LAHORE ': Justice Ali Akbar Qureshi of the Lahore High Court (LHC) on Thursday moved to form a full bench to hear the petition against the conviction of the Sharif family in the Avenfield reference.
The petition was filed by the Lawyers’ Foundation for Justice through Advocate A K Dogar.
In the petition, Advocate Dogar questioned the validity of the NAB Ordinance of 1999 and the courts functioning under this law.
He said that the NAB court which convicted former Prime Minister Nawaz Sharif had no jurisdiction to decide the matter because the law under which it had been functioning had lapsed a long time ago.
Requesting the court to suspend the accountability court’s decision, he contended that the court had been functioning under a non-extant law.

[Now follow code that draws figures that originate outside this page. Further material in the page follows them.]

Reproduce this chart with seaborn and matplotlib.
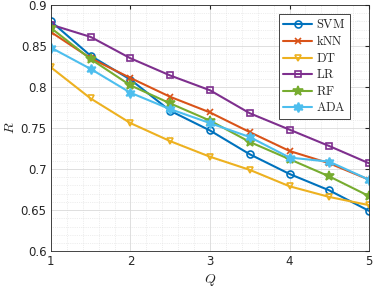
import numpy as np
import pandas as pd
import matplotlib
matplotlib.use("Agg")
import matplotlib.pyplot as plt
from matplotlib.ticker import MultipleLocator, FuncFormatter
import seaborn as sns

Q = [1, 1.5, 2, 2.5, 3, 3.5, 4, 4.5, 5]
svm = [0.880, 0.838, 0.809, 0.771, 0.747, 0.718, 0.694, 0.674, 0.649]
knn = [0.867, 0.835, 0.811, 0.788, 0.769, 0.745, 0.722, 0.707, 0.687]
dt = [0.824, 0.786, 0.756, 0.734, 0.715, 0.699, 0.679, 0.666, 0.656]
lr = [0.876, 0.861, 0.835, 0.814, 0.796, 0.768, 0.748, 0.728, 0.707]
rf = [0.872, 0.834, 0.802, 0.780, 0.759, 0.733, 0.712, 0.691, 0.667]
ada = [0.848, 0.822, 0.793, 0.773, 0.756, 0.739, 0.714, 0.709, 0.687]

names = ["SVM", "kNN", "DT", "LR", "RF", "ADA"]
series = [svm, knn, dt, lr, rf, ada]
colors = ["#0072BD", "#D95319", "#EDB120", "#7E2F8E", "#77AC30", "#4DBEEE"]
markers = ["o", "x", "v", "s", "*", (6, 1, 0)]
msizes = [5, 4, 5, 4, 7, 7]
filled = [False, False, False, False, True, True]

sns.set_style("white")
plt.rcParams["mathtext.fontset"] = "cm"
plt.rcParams["font.family"] = ["DejaVu Sans"]

fig = plt.figure(figsize=(3.74, 2.89), dpi=100)
ax = fig.add_axes([0.136, 0.131, 0.851, 0.852])

for name, vals, c, m, ms, f in zip(names, series, colors, markers, msizes, filled):
    df = pd.DataFrame({"Q": Q, "R": vals})
    sns.lineplot(data=df, x="Q", y="R", ax=ax, color=c, marker=m, markersize=ms,
                 markerfacecolor=c if f else "none",
                 markeredgecolor=c, markeredgewidth=1.2, linewidth=1.5,
                 label=r"$\mathrm{%s}$" % name)

ax.set_xlim(1, 5)
ax.set_ylim(0.6, 0.9)
ax.xaxis.set_major_locator(MultipleLocator(1))
ax.xaxis.set_minor_locator(MultipleLocator(0.2))
ax.yaxis.set_major_locator(MultipleLocator(0.05))
ax.yaxis.set_minor_locator(MultipleLocator(0.01))
ax.yaxis.set_major_formatter(FuncFormatter(lambda v, p: f"{v:.2f}".rstrip("0").rstrip(".")))
ax.grid(which="major", color="#d9d9d9", linewidth=0.6)
ax.grid(which="minor", color="#dedede", linewidth=0.5, linestyle=":")
ax.tick_params(which="both", direction="in", top=True, right=True, labelsize=8.5,
               colors="#262626", length=3, pad=3)
ax.tick_params(which="minor", length=0)
for s in ax.spines.values():
    s.set_color("#262626")
    s.set_linewidth(0.6)
ax.set_xlabel(r"$Q$", fontsize=10)
ax.set_ylabel(r"$R$", fontsize=10)
ax.xaxis.set_label_coords(0.5, -0.085)
ax.yaxis.set_label_coords(-0.105, 0.5)

leg = ax.legend(loc="upper right", bbox_to_anchor=(0.94, 0.965), fontsize=9,
                frameon=True, fancybox=False, edgecolor="#262626", framealpha=1,
                handlelength=2.3, borderpad=0.35, labelspacing=0.28, handletextpad=0.3,
                borderaxespad=0.0)
leg.get_frame().set_linewidth(0.6)

fig.savefig("out.png", dpi=100)
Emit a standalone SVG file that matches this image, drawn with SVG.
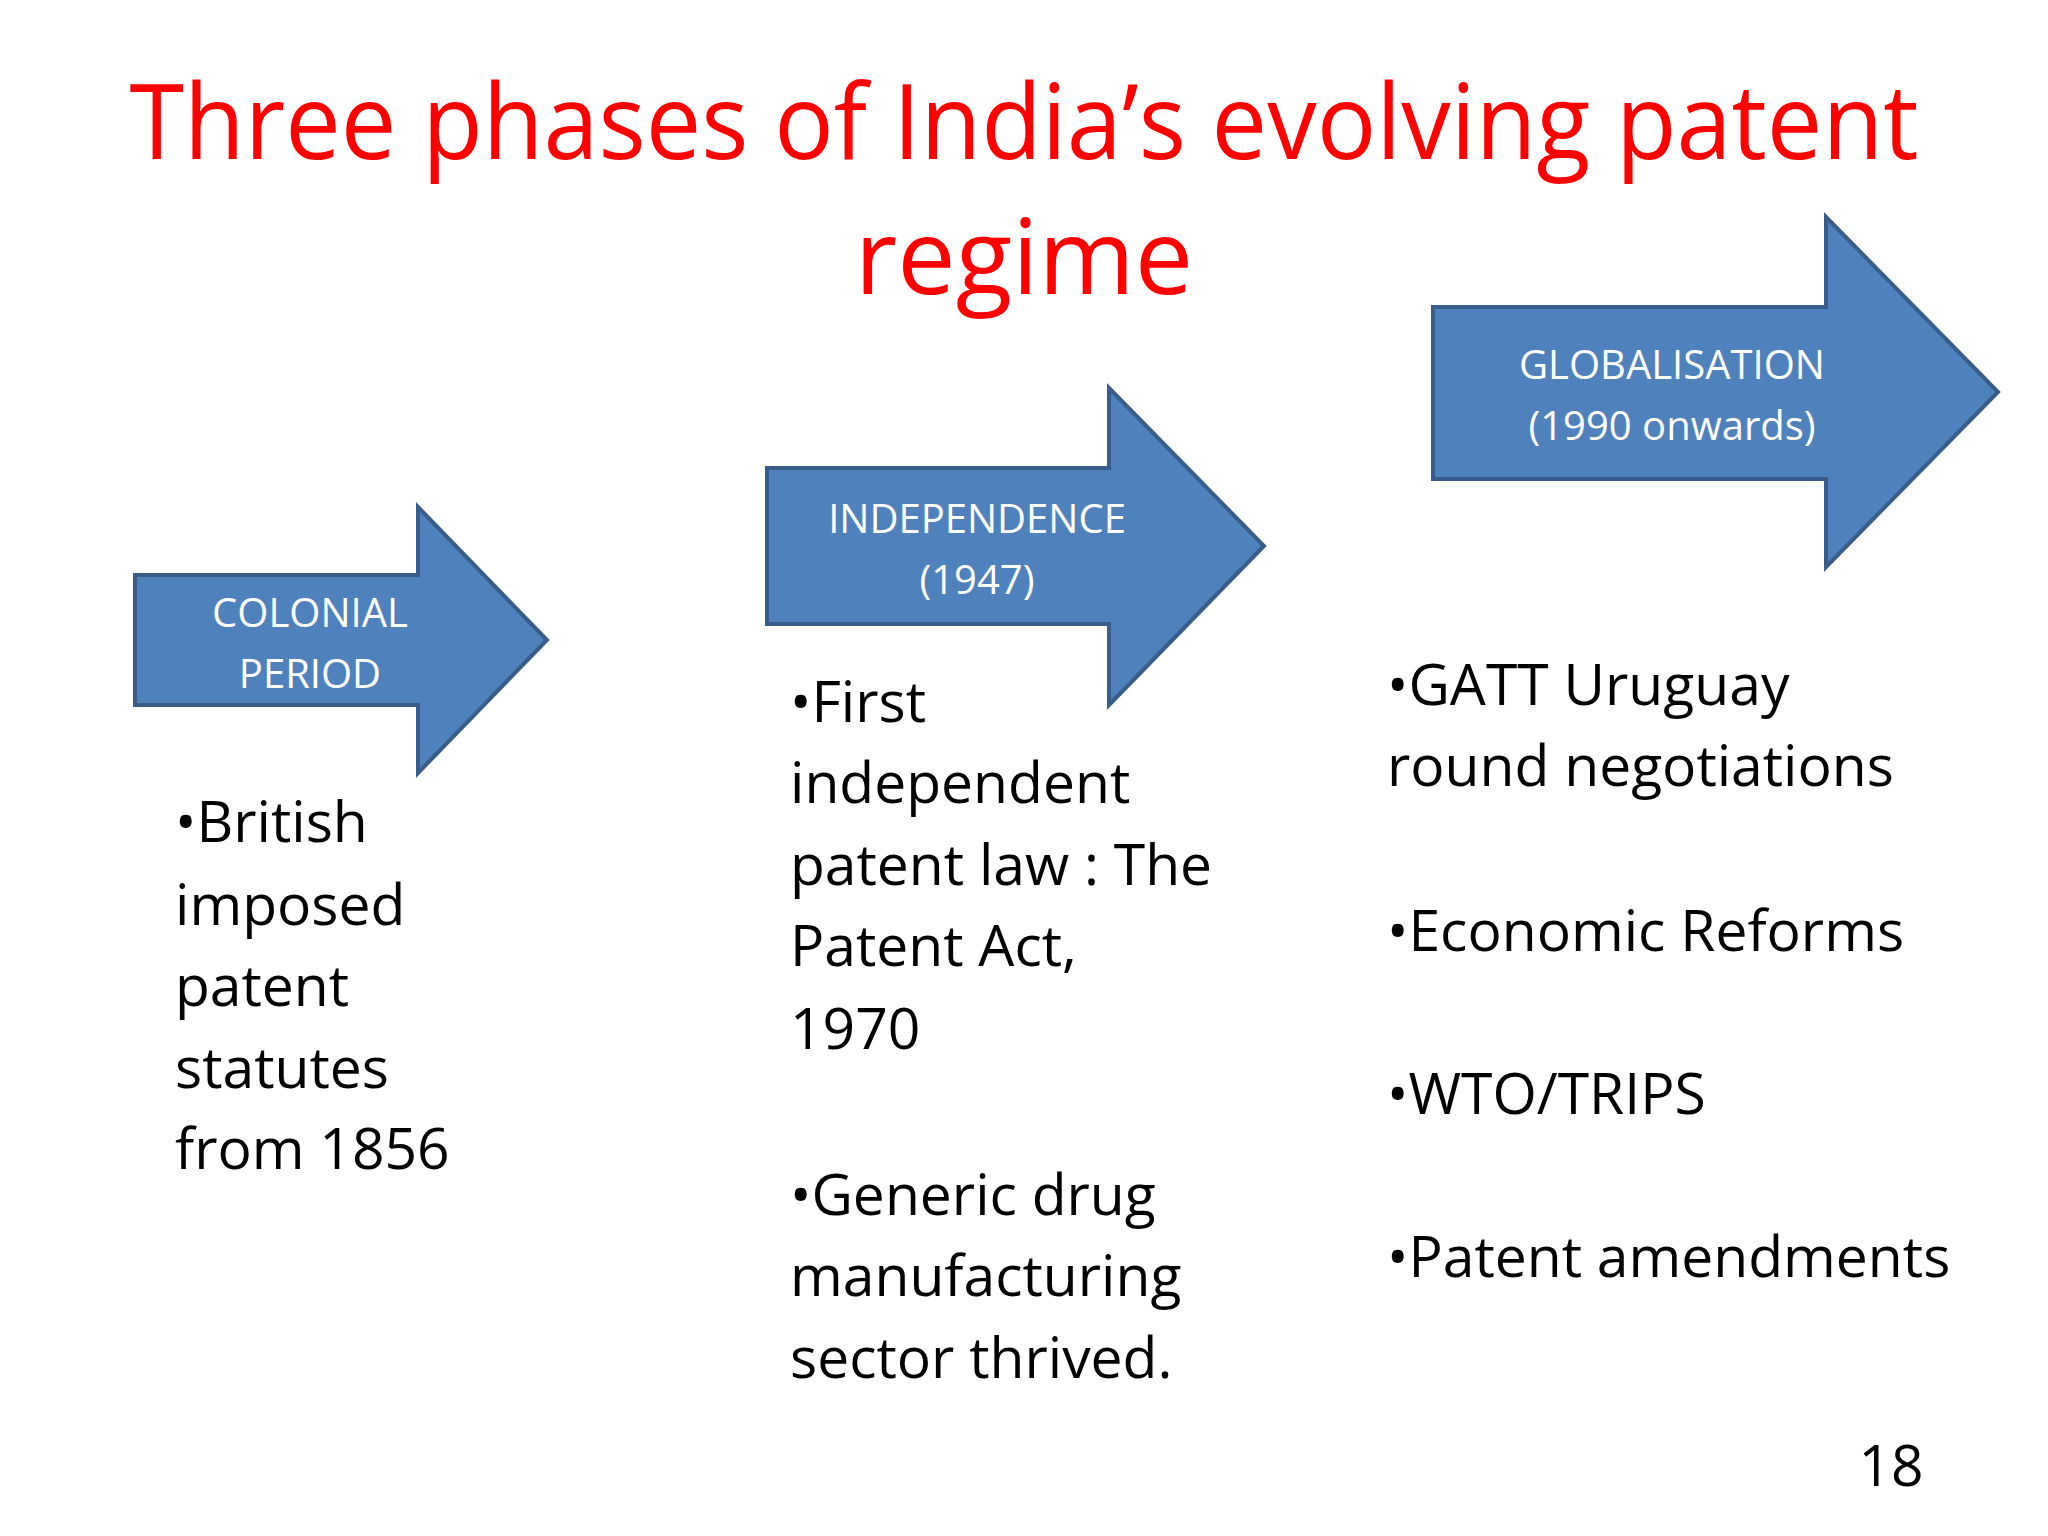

According to him, former military ruler retired Gen Pervez Musharraf had promulgated the NAB ordinance with the sole objective of targeting politicians.
Reminding that the NAB law had been formulated just a month after Musharraf staged a coup in October 1998, the lawyer argued that under Article 270-AA of the Constitution through the 18th Amendment, the PCO No1 of 1999 had been declared without lawful authority and of no legal effect.
He pointed out that the NAB ordinance of 1999 contends that the ordinance was promulgated by then military dictator Provisional Constitutional Order (PCO) No9 of 1999.
Order No.9, he said, had been promulgated to amend PCO No.1 of 1999, inserting Section 5A(1). He reminded that any ordinance promulgated by the president would not be applicable beyond a 120-day limitation prescribed under Article 89 of the Constitution.
The lawyer contended that as the PCO No.1 had been declared without lawful authority and of no legal effect, the amendments in it made under order No9 of 1999 should also have lapsed after the statutory limitation period of 120 days prescribed under Article 89.
Certain laws, he said, which were still enforced, would continue to remain enforced unless amended by the competent legislative authority under Sub-Article 2 of Article 270-AA of the Constitution.
Contending that as the NAB ordinance had ceased to be a valid law, he requested the court to set aside all proceedings being carried out by the NAB courts under what he termed a dead law.